Memphis Belle

As a kid I think we all liked war movies.  There is lots of action, explosions, and really cool things like tanks, planes, and battleships.  We did not realize the horror of the real thing.  We were just kids and in our minds, war was glorious and fought with honor.  Most of those movies went out of their way to avoid portraying the horrors of war.

Platoon came out in 1986 and was probably the closest a movie came to showing us that honor, duty, and country wasn’t always glorious.  It was a huge hit and left most of us with a solid understanding of what a fucked up mess war is, and particularly a little undeclared war in a faraway Asian peninsula.  It was about surviving so you could go home to your families and hope the nightmares didn’t follow you.

But the war movie that had the biggest impact on me was Memphis Belle, released in 1990.

Why you may ask.

Well it isn’t for the easy reasons you would guess.  It isn’t because I was a huge fan of the B-17 bomber and the sound of its four radial engines.  It wasn’t because the aerial scenes were pretty cool.  It wasn’t because I am a sucker for all things aviation.

It was because that movie was about 10 men who were going to accomplish what no other bomber crew in the Eighth Army Air Force ever did before.  They were going to get to go home.  If you read an accurate history of the Memphis Belle after seeing the movie, you will see a lot of Hollywood drama added to the Belle’s story.

But my guess is that those ten men felt plenty of drama on that last mission and the twenty four missions before.

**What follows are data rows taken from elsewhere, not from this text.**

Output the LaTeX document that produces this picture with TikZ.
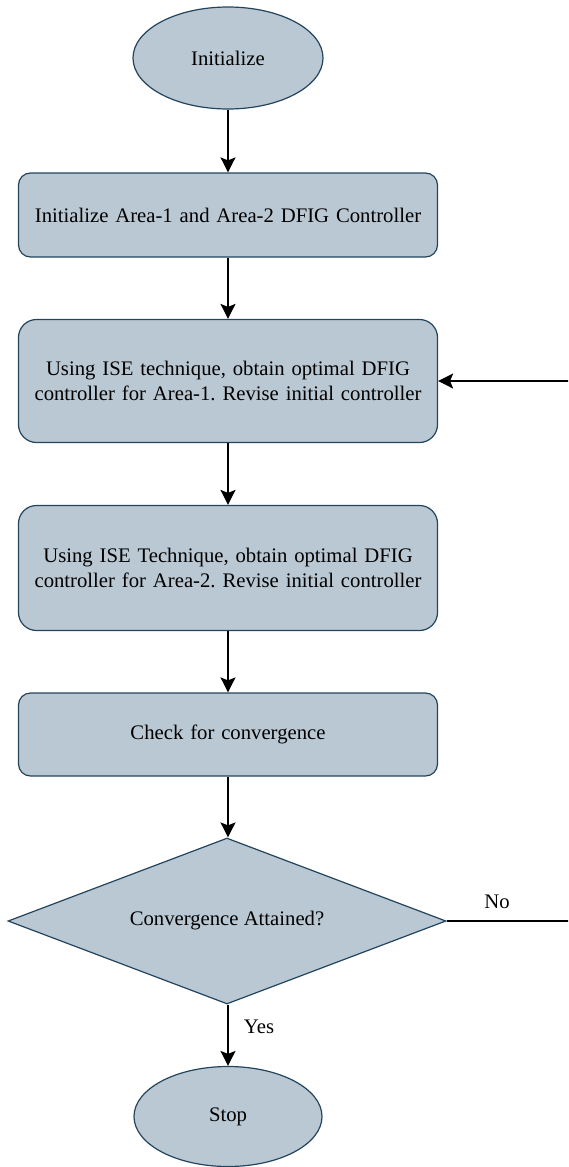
\documentclass[tikz,border=0pt]{standalone}
\usepackage{fontspec}
\setmainfont{Liberation Serif}
\usetikzlibrary{shapes.geometric,arrows.meta}
\definecolor{nodefill}{HTML}{BAC8D3}
\definecolor{nodeline}{HTML}{23445D}
\frenchspacing
\begin{document}
\begin{tikzpicture}[x=1pt,y=-1pt,
  base/.style={draw=nodeline, fill=nodefill, line width=1.2pt,
    font=\fontsize{20.7}{25}\selectfont, align=center, inner sep=0pt, text=black},
  term/.style={base, ellipse, minimum width=190pt, minimum height=102pt},
  procbox/.style={base, rectangle, minimum width=419pt, text width=410pt},
  decision/.style={base, diamond, minimum width=438pt, minimum height=166pt, shape aspect=2.64},
  conn/.style={line width=1.5pt, -{Stealth[length=15pt,width=15pt,inset=3pt]}},
  lbl/.style={font=\fontsize{20.7}{25}\selectfont, inner sep=0pt, text=black}]
\useasboundingbox (0,0) rectangle (568,1167);
\clip (0,0) rectangle (568,1167);

\node[term] (init) at (228,58) {Initialize};
\node[procbox, minimum height=84pt, rounded corners=12pt] (box1) at (228,215) {Initialize Area-1 and Area-2 DFIG Controller};
\node[procbox, minimum height=123pt, rounded corners=18pt] (box2) at (228,381) {Using ISE technique, obtain optimal DFIG\\controller for Area-1. Revise initial controller};
\node[procbox, minimum height=125pt, rounded corners=18pt] (box3) at (228,568) {Using ISE Technique, obtain optimal DFIG\\controller for Area-2. Revise initial controller};
\node[procbox, minimum height=83pt, rounded corners=12pt] (box4) at (228,734.5) {Check for convergence};
\node[decision] (dec) at (227,921) {Convergence Attained?};
\node[term, minimum width=188pt, minimum height=100pt] (stop) at (228,1116.5) {Stop};

\coordinate (loopcorner) at (570,921);

\draw[conn] (init) -- (box1);
\draw[conn] (box1) -- (box2);
\draw[conn] (box2) -- (box3);
\draw[conn] (box3) -- (box4);
\draw[conn] (box4.south) -- (box4.south |- dec.north);
\draw[conn] (dec.south -| stop.north) -- (stop.north);
\draw[conn] (dec.east) -- (loopcorner) |- (box2.east);

\node[lbl] (nolabel) at (497,902) {No};
\node[lbl] (yeslabel) at (259,1027) {Yes};
\end{tikzpicture}
\end{document}
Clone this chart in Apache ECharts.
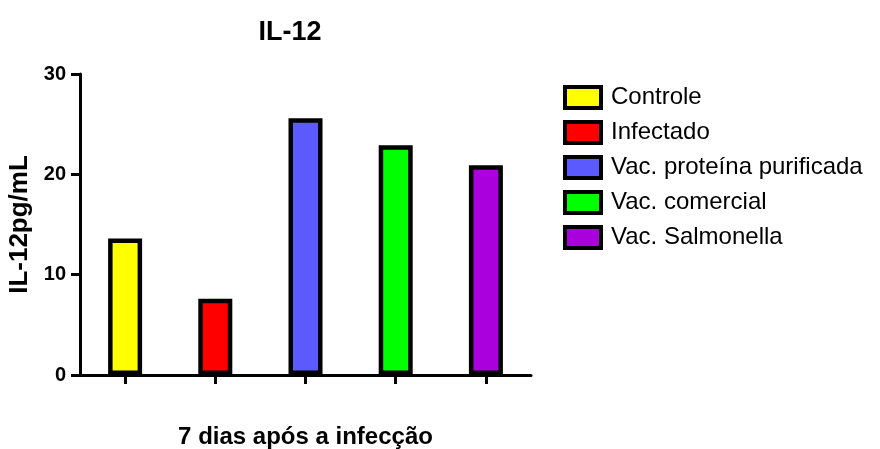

For those of you who don’t know the story.  B-17 crews only had to fly twenty-five mission before they were rotated home.  Until the Memphis Belle did it in 1943, no one before them accomplished that milestone.  Basically, all they had to do was drive to work and return home twenty-five times, and then they could go home.

The Eighth Army Air Force was formed in July of 1942.  That means that from July 1942 until the Memphis Belles historical flight in May of 1943, your chances of going home as a member of an Eighth Army Air Force bomber crew was zero!  Tens of thousands of men and thousands of airplanes were lost in that campaign.  But that war was devastating for all involved.

What made such an impact on me about that movie and the story of the Memphis Belle was the kind of men who launched themselves into the air and out over hostile territory.  They went to work every day almost certain that this was going to be their last day on earth.

The vast majority of them were volunteers.  They were not doing it for the pay.  Could we say they were doing it for the glory?  What glory is there in never going home to a parade?  Every missions was their last.  If they made it back, then it was going to be the next one.

If you were certain, you were going to die in one of your next twenty-five trips to your job, would you go.

Most of us are saying no.  It’s just a job, it’s not that fucking important!